Equations 45–56 from [ref] quantify the pain response and memory retention profile for a standard human. This is modified by a coefficient, k, which is set at a value according to Table 3 which contains empirical data for different styles of juggling.

 

Defining quality of street performance

Referring to Barnum and Bailey (1863) street performance can be quantified by Equation 101, wherein…”

Chapter: Methodology

The methodology section is where you set out the steps you took to obtain the results. Ideally, all this methodology will be set out early in your project. Practically, this never happens — you tend to modify the methodology in light of results and you iteratively amend your methodology. A good report will keep a track of initial methodologies, their amendments and the motivation for the amendments.

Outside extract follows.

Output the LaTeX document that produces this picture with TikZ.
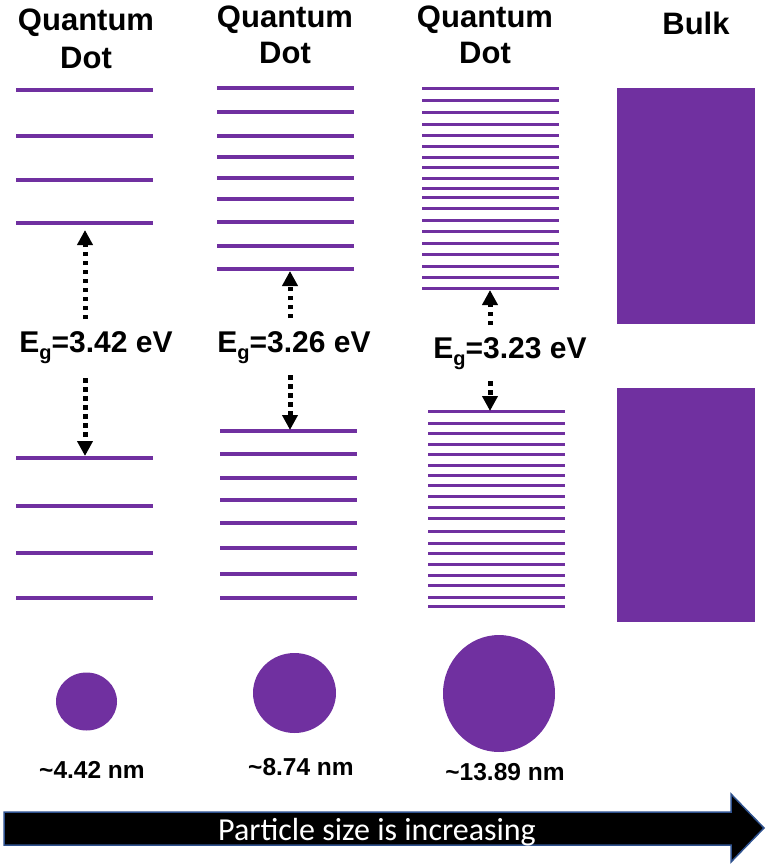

Continuing our example, we could choose to separate out the steps based on the elements of the whole experiment:

Software

1. steps that will be done to install software UUU, that provides a framework for defining a convolutional neural network,
2. steps that will be done to test this software on canned examples
3. steps that will be done to adapt this software for our purposes
4. steps to iteratively improve the metaparameters on our software to hit specific performance goals
5. steps to determine if we are ready to run for final results…

Hardware

1. steps to obtain necessary hardware the raspberry pi (version z)
2. steps that will be taken to test it
3. steps that will be taken to embed code
4. steps that will be taken test it

Preparation of experiment

1. steps to take to apply for ethics approval
2. prepare for plan B in the event that plan A is scuttled
3. steps to take to obtain volunteers
4. etc. etc.

Preparation of analysis

1. steps to install python library “jugglemath”
2. steps to analyse results

Chapter: Results

This is where you record the output of running your methodology. Data are usually  provided in tables and figures.  Did the methodology have to be amended and re-run? Why? What was missed/wrong the first time? Were the assumptions still valid?

Chapter: Discussion

Here you will include a description of the reliability and accuracy of your results, a description of the results in the context of the subject of the topic and set out the limitations of the experiment.

(Chapter: Further Work)

Some people choose to have a whole chapter dedicated to what are the next steps in this research. Otherwise, the further work should be a part of the Discusssion.

 

Chapter: Conclusion

Draw conclusions from the discussion (was the hypothesis supported or not by the results?).

Propose other objectives (for this work) to improve the acquisition of goals (of this work)

 

Set this work in CONTEXT — i.e. the next steps would include using  your system in a systematic way to collect data and examine to what extent these data support the broader goal (i.e. beyond the scope of this work). What are the caveats? What are the assumptions? What would you warn users of your software against?